Sharing an &Rest list with a list given to apply is clearly an optimization,
and as such, should not be required. However, if it is allowed,
destructively modifying an &rest list becomes extremely dangerous, and hence
should never be done. In fact, it might be appropriate to say it is "an error"
to modify one.
I think this is a big mistake. The cleaner approach to this and other
issues like it is to consider the language issues first. A well-defined
language that is portable, easy to understand and debug is what's
important. Optimizations are the domain of the implementation.
That's the whole idea behind DECLARE.
Smart Compilers, tricky type representations, multiple function entry points,
etc, are important, but are all PERFORMANCE issues, not semantic ones.

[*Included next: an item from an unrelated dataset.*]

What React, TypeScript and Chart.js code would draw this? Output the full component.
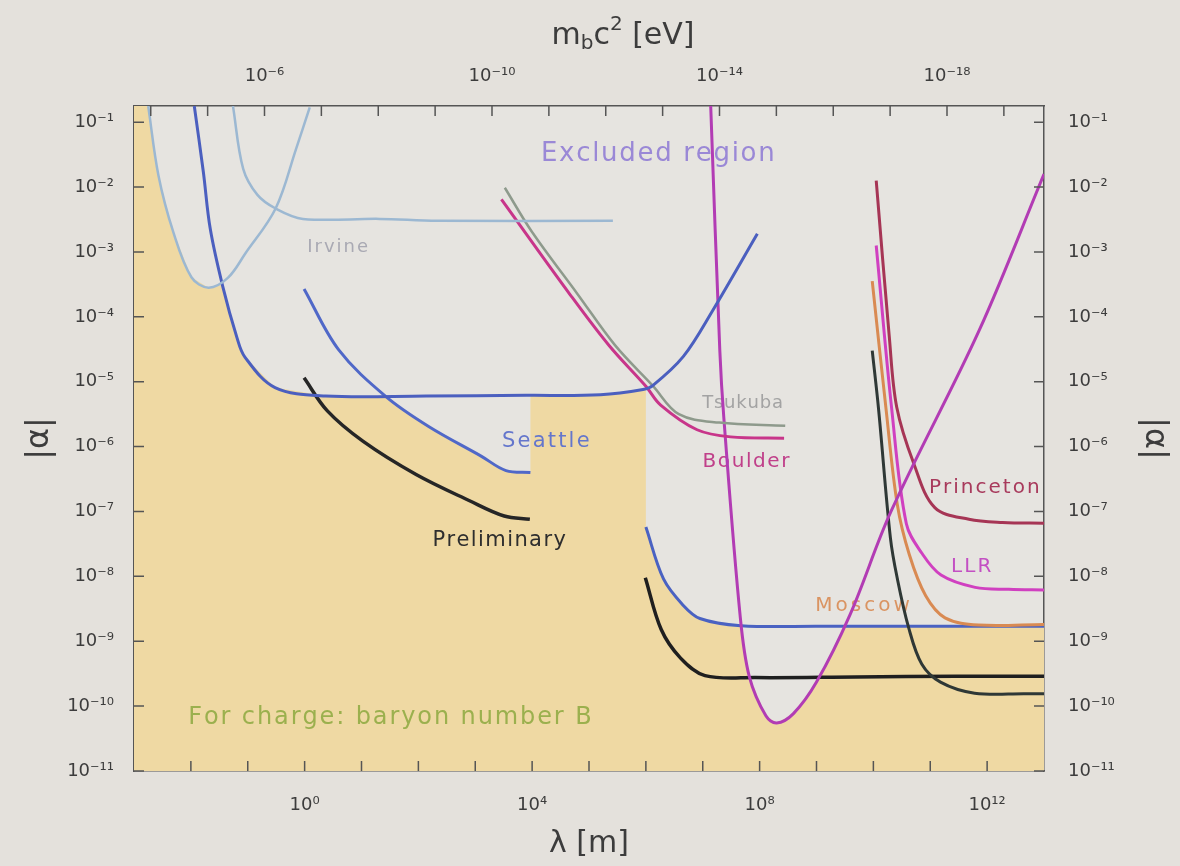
import React, { useEffect, useRef } from "react";
import { Chart, registerables } from "chart.js";

Chart.register(...registerables);

// ---------- axis definitions (exponents) ----------
const HBAR_C_EV_M = 1.97e-7; // m_b c^2 [eV] = ħc / λ
const xTickExps = [-2, -1, 0, 1, 2, 3, 4, 5, 6, 7, 8, 9, 10, 11, 12];
const xLabelExps = [0, 4, 8, 12];
const topMassExps = [-4, -5, -6, -7, -8, -9, -10, -11, -12, -13, -14, -15, -16, -17, -18, -19];
const topLabelExps = [-6, -10, -14, -18];
const yTickExps = [-1, -2, -3, -4, -5, -6, -7, -8, -9, -10, -11];

// ---------- curves: log10 λ [m] and log10 |α| ----------
const irvineALogLambda = [-2.75, -2.57, -2.31, -1.99, -1.69, -1.35, -1.04, -0.51, -0.15, 0.09];
const irvineALogAlpha = [-0.75, -1.82, -2.69, -3.39, -3.55, -3.4, -3.02, -2.33, -1.41, -0.77];

const irvineBLogLambda = [-1.26, -1.08, -0.83, -0.51, -0.03, 1.32, 2.33, 5.42];
const irvineBLogAlpha = [-0.75, -1.72, -2.12, -2.33, -2.49, -2.49, -2.52, -2.52];

const eotWashLogLambda = [-1.94, -1.78, -1.66, -1.44, -1.19, -1.05, -0.52, 0.37, 2.14, 3.9, 5.2, 5.95, 6.12, 6.66, 7.17, 7.96];
const eotWashLogAlpha = [-0.75, -1.77, -2.64, -3.53, -4.32, -4.62, -5.09, -5.22, -5.22, -5.21, -5.2, -5.12, -5.06, -4.61, -3.91, -2.72];

const seattleLogLambda = [-0.01, 0.6, 1.43, 2.18, 3.11, 3.54, 3.97];
const seattleLogAlpha = [-3.57, -4.51, -5.23, -5.69, -6.15, -6.37, -6.4];

const prelimLogLambda = [-0.01, 0.4, 1.03, 1.96, 2.89, 3.51, 3.96];
const prelimLogAlpha = [-4.94, -5.45, -5.92, -6.43, -6.83, -7.07, -7.12];

const tsukubaLogLambda = [3.52, 3.99, 4.8, 5.46, 6.12, 6.58, 7.29, 8.45];
const tsukubaLogAlpha = [-2.01, -2.68, -3.65, -4.44, -5.06, -5.5, -5.63, -5.68];

const boulderLogLambda = [3.46, 4.67, 5.36, 6.0, 6.26, 6.9, 7.49, 8.43];
const boulderLogAlpha = [-2.19, -3.66, -4.45, -5.07, -5.36, -5.74, -5.85, -5.87];

const dipLogLambda = [7.14, 7.3, 7.37, 7.66, 7.82, 8.11, 8.3, 8.59, 9.0, 9.59, 10.31, 11.86, 13.0];
const dipLogAlpha = [-0.75, -4.52, -5.55, -8.63, -9.55, -10.15, -10.26, -10.12, -9.63, -8.59, -7.0, -4.21, -1.8];

const princetonLogLambda = [10.05, 10.28, 10.41, 10.71, 11.08, 11.68, 12.27, 13.0];
const princetonLogAlpha = [-1.9, -4.31, -5.39, -6.26, -6.94, -7.12, -7.17, -7.18];

const llrLogLambda = [10.05, 10.32, 10.58, 10.85, 11.19, 11.79, 12.38, 13.0];
const llrLogAlpha = [-2.9, -5.4, -7.19, -7.64, -7.98, -8.17, -8.2, -8.21];

const moscowLogLambda = [9.98, 10.22, 10.42, 10.63, 10.92, 11.26, 11.85, 13.0];
const moscowLogAlpha = [-3.45, -5.4, -6.89, -7.66, -8.3, -8.64, -8.75, -8.74];

const newBlackRightLogLambda = [9.98, 10.09, 10.3, 10.42, 10.62, 10.85, 11.18, 11.78, 12.67, 13.0];
const newBlackRightLogAlpha = [-4.52, -5.41, -7.41, -8.03, -8.79, -9.35, -9.63, -9.8, -9.81, -9.81];

const newBlueLogLambda = [6.0, 6.31, 6.65, 6.95, 7.67, 9.03, 10.49, 11.38, 13.0];
const newBlueLogAlpha = [-7.24, -8.04, -8.44, -8.65, -8.76, -8.77, -8.77, -8.77, -8.77];

const newBlackLogLambda = [5.99, 6.27, 6.61, 7.04, 7.93, 9.69, 11.46, 13.0];
const newBlackLogAlpha = [-8.02, -8.82, -9.26, -9.53, -9.56, -9.55, -9.54, -9.54];

// allowed region (shaded) upper boundary
const allowedLogLambda = [-3, -2.75, -2.57, -2.31, -1.99, -1.69, -1.45, -1.19, -1.05, -0.52, 0.37, 1.43, 2.18, 3.11, 3.54, 3.97, 3.97, 5.2, 6.0, 6.0, 6.31, 6.65, 6.95, 7.67, 7.82, 8.11, 8.3, 8.59, 9.0, 9.5, 11.38, 13];
const allowedLogAlpha = [-0.75, -0.75, -1.82, -2.69, -3.39, -3.55, -3.5, -4.32, -4.62, -5.09, -5.22, -5.23, -5.69, -6.15, -6.37, -6.4, -5.21, -5.2, -5.1, -7.24, -8.04, -8.44, -8.65, -8.76, -9.55, -10.15, -10.26, -10.12, -9.63, -8.77, -8.77, -8.75];

// text annotations (anchored in data coordinates: log10 λ, log10 |α|)
const annotationTexts = ["Excluded region", "Irvine", "Seattle", "Preliminary", "Tsukuba", "Boulder", "Princeton", "LLR", "Moscow", "For charge: baryon number B"];
const annotationLogLambda = [6.21, 0.58, 4.24, 3.42, 7.7, 7.76, 11.95, 11.72, 9.81, 1.5];
const annotationLogAlpha = [-1.49, -2.93, -5.92, -7.45, -5.33, -6.24, -6.64, -7.85, -8.46, -10.18];

// ---------- styles ----------
const FONT = "'DejaVu Sans', 'Noto Sans', sans-serif";
const BG = "#e4e1dc";
const PLOT_BG = "#e6e4e0";
const FRAME = "#555555";
const TICK = "#3c3c3c";
const TAN = "#efd9a3";
const annotationColors = ["#9a88d6", "#a9a9b3", "#6476cc", "#2e2e2e", "#a3a3a3", "#c0408a", "#a83a5c", "#c350c3", "#da9462", "#9bb04e"];
const annotationSizes = [26, 18, 21, 21, 18, 20, 20, 20, 20, 24];
const annotationSpacing = [1.7, 2, 2.2, 1.4, 0.8, 1.6, 2, 2, 3, 1.9];

const SUP: Record<string, string> = { "-": "⁻", "0": "⁰", "1": "¹", "2": "²", "3": "³", "4": "⁴", "5": "⁵", "6": "⁶", "7": "⁷", "8": "⁸", "9": "⁹" };
const pow10Label = (e: number) => "10" + String(e).split("").map((c) => SUP[c]).join("");

const toPoints = (xs: number[], ys: number[]) => xs.map((x, i) => ({ x: 10 ** x, y: 10 ** ys[i] }));

const curve = (label: string, xs: number[], ys: number[], color: string, width: number) => ({
  label,
  data: toPoints(xs, ys),
  borderColor: color,
  backgroundColor: color,
  borderWidth: width,
  pointRadius: 0,
  showLine: true,
  tension: 0.35,
  fill: false,
  order: 1,
});

const backgroundPlugin = {
  id: "bgPlugin",
  beforeDraw(chart: any) {
    const { ctx, chartArea: a, width, height } = chart;
    ctx.save();
    ctx.fillStyle = BG;
    ctx.fillRect(0, 0, width, height);
    ctx.fillStyle = PLOT_BG;
    ctx.fillRect(a.left, a.top, a.right - a.left, a.bottom - a.top);
    ctx.restore();
  },
};

const annotationPlugin = {
  id: "annotationPlugin",
  beforeDatasetsDraw(chart: any) {
    const { ctx, scales } = chart;
    ctx.save();
    ctx.textAlign = "left";
    ctx.textBaseline = "middle";
    annotationTexts.forEach((t, i) => {
      const px = scales.x.getPixelForValue(10 ** annotationLogLambda[i]);
      const py = scales.y.getPixelForValue(10 ** annotationLogAlpha[i]);
      ctx.fillStyle = annotationColors[i];
      ctx.font = `${annotationSizes[i]}px ${FONT}`;
      const ls = annotationSpacing[i];
      let w = 0;
      for (const ch of t) w += ctx.measureText(ch).width + ls;
      w -= ls;
      let x = px - w / 2;
      for (const ch of t) {
        ctx.fillText(ch, x, py);
        x += ctx.measureText(ch).width + ls;
      }
    });
    ctx.restore();
  },
};

const frameTicksPlugin = {
  id: "frameTicks",
  afterDraw(chart: any) {
    const { ctx, chartArea: a, scales } = chart;
    const len = 10;
    ctx.save();
    ctx.strokeStyle = FRAME;
    ctx.lineWidth = 1.5;
    ctx.beginPath();
    scales.x.ticks.forEach((t: any) => {
      const p = scales.x.getPixelForValue(t.value);
      ctx.moveTo(p, a.bottom);
      ctx.lineTo(p, a.bottom - len);
    });
    scales.xTop.ticks.forEach((t: any) => {
      const p = scales.xTop.getPixelForValue(t.value);
      ctx.moveTo(p, a.top);
      ctx.lineTo(p, a.top + len);
    });
    scales.y.ticks.forEach((t: any) => {
      const p = scales.y.getPixelForValue(t.value);
      ctx.moveTo(a.left, p);
      ctx.lineTo(a.left + len, p);
    });
    scales.yRight.ticks.forEach((t: any) => {
      const p = scales.yRight.getPixelForValue(t.value);
      ctx.moveTo(a.right, p);
      ctx.lineTo(a.right - len, p);
    });
    ctx.stroke();

    // top axis title: m_b c^2 [eV]
    const parts = [
      { t: "m", s: 30, dy: 0 },
      { t: "b", s: 20, dy: 8 },
      { t: "c", s: 30, dy: 0 },
      { t: "2", s: 20, dy: -11 },
      { t: " [eV]", s: 30, dy: 0 },
    ];
    let total = 0;
    parts.forEach((p) => {
      ctx.font = `${p.s}px ${FONT}`;
      total += ctx.measureText(p.t).width;
    });
    let x = (a.left + a.right) / 2 + 34 - total / 2;
    const y = 36;
    ctx.fillStyle = TICK;
    ctx.textBaseline = "middle";
    ctx.textAlign = "left";
    parts.forEach((p) => {
      ctx.font = `${p.s}px ${FONT}`;
      ctx.fillText(p.t, x, y + p.dy);
      x += ctx.measureText(p.t).width;
    });
    ctx.restore();
  },
};

const yScale = (position: "left" | "right", width: number, pad: number, titlePad: number) => ({
  type: "logarithmic",
  position,
  min: 1e-11,
  max: 10 ** -0.75,
  afterBuildTicks: (s: any) => {
    s.ticks = yTickExps.map((e) => ({ value: 10 ** e }));
  },
  afterFit: (s: any) => {
    s.width = width;
  },
  grid: { display: false, drawTicks: false },
  border: { display: true, color: FRAME, width: 1.5 },
  ticks: {
    autoSkip: false,
    padding: pad,
    color: TICK,
    font: { family: FONT, size: 18 },
    callback: (v: any) => pow10Label(Math.round(Math.log10(Number(v)))),
  },
  title: { display: true, text: "|α|", color: TICK, font: { family: FONT, size: 32 }, padding: { top: titlePad, bottom: 0 } },
});

export default function App() {
  const ref = useRef<HTMLCanvasElement | null>(null);

  useEffect(() => {
    if (!ref.current) return;
    const datasets: any[] = [
      {
        label: "allowed",
        data: toPoints(allowedLogLambda, allowedLogAlpha),
        borderColor: "rgba(0,0,0,0)",
        borderWidth: 0,
        backgroundColor: TAN,
        pointRadius: 0,
        showLine: true,
        tension: 0,
        fill: "start",
        order: 10,
      },
      curve("Irvine A", irvineALogLambda, irvineALogAlpha, "#9cb8d2", 2.5),
      curve("Irvine B", irvineBLogLambda, irvineBLogAlpha, "#9cb8d2", 2.5),
      curve("Eöt-Wash", eotWashLogLambda, eotWashLogAlpha, "#4b5fbf", 3),
      curve("Seattle", seattleLogLambda, seattleLogAlpha, "#5068c8", 3),
      curve("Preliminary", prelimLogLambda, prelimLogAlpha, "#262626", 3.5),
      curve("Tsukuba", tsukubaLogLambda, tsukubaLogAlpha, "#8e9a8c", 2.5),
      curve("Boulder", boulderLogLambda, boulderLogAlpha, "#c8358a", 3),
      curve("Dip", dipLogLambda, dipLogAlpha, "#b23cb4", 3),
      curve("Princeton", princetonLogLambda, princetonLogAlpha, "#a63555", 3),
      curve("LLR", llrLogLambda, llrLogAlpha, "#d040c0", 3),
      curve("Moscow", moscowLogLambda, moscowLogAlpha, "#d98a52", 3),
      curve("New black right", newBlackRightLogLambda, newBlackRightLogAlpha, "#2f3836", 3),
      curve("New blue", newBlueLogLambda, newBlueLogAlpha, "#4a62c2", 3),
      curve("New black", newBlackLogLambda, newBlackLogAlpha, "#1f1f1f", 3.5),
    ];

    const chart = new Chart(ref.current, {
      type: "scatter",
      data: { datasets },
      options: {
        responsive: false,
        animation: false,
        devicePixelRatio: 1,
        layout: { padding: 0 },
        plugins: {
          legend: { display: false },
          tooltip: { enabled: false },
          filler: { drawTime: "beforeDatasetsDraw" },
        } as any,
        scales: {
          x: {
            type: "logarithmic",
            position: "bottom",
            min: 1e-3,
            max: 1e13,
            afterBuildTicks: (s: any) => {
              s.ticks = xTickExps.map((e) => ({ value: 10 ** e }));
            },
            afterFit: (s: any) => {
              s.height = 95;
            },
            grid: { display: false, drawTicks: false },
            border: { display: true, color: FRAME, width: 1.5 },
            ticks: {
              autoSkip: false,
              maxRotation: 0,
              padding: 24,
              color: TICK,
              font: { family: FONT, size: 18 },
              callback: (v: any) => {
                const e = Math.round(Math.log10(Number(v)));
                return xLabelExps.includes(e) ? pow10Label(e) : "";
              },
            },
            title: { display: true, text: "λ [m]", color: TICK, font: { family: FONT, size: 30 }, padding: { top: 0, bottom: 4 } },
          },
          xTop: {
            type: "logarithmic",
            position: "top",
            min: 1e-3,
            max: 1e13,
            afterBuildTicks: (s: any) => {
              s.ticks = topMassExps.map((e) => ({ value: HBAR_C_EV_M / 10 ** e }));
            },
            afterFit: (s: any) => {
              s.height = 106;
            },
            grid: { display: false, drawTicks: false },
            border: { display: true, color: FRAME, width: 1.5 },
            ticks: {
              autoSkip: false,
              maxRotation: 0,
              padding: 19,
              color: TICK,
              font: { family: FONT, size: 18 },
              callback: (v: any) => {
                const e = Math.round(Math.log10(HBAR_C_EV_M / Number(v)));
                return topLabelExps.includes(e) ? pow10Label(e) : "";
              },
            },
            title: { display: false },
          },
          y: yScale("left", 134, 20, 20) as any,
          yRight: yScale("right", 136, 24, 6) as any,
        } as any,
      },
      plugins: [backgroundPlugin, annotationPlugin, frameTicksPlugin],
    });
    return () => chart.destroy();
  }, []);

  return (
    <div style={{ position: "fixed", left: 0, top: 0, width: 1180, height: 866, background: BG }}>
      <canvas ref={ref} width={1180} height={866} style={{ display: "block", width: 1180, height: 866 }} />
    </div>
  );
}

In the case of &Rest args, it seems to me that the right way to deal
with it is to say the list is always freshly consed. If a compiler
can recognize that the list is never modified, it would be free
share it's structure with an Apply arg. If it can determine the
list is inaccessable on function return, it is free to stack-allocate it.
Providing declarations to help the compiler are very useful, but still can
be ignored without changing the program's correctness.
In regards to &More, or whatever, I think the &Rest mechanism is
perfectly adequate. A stack consed &Rest eliminates the conses,
which seems to be what people want to avoid.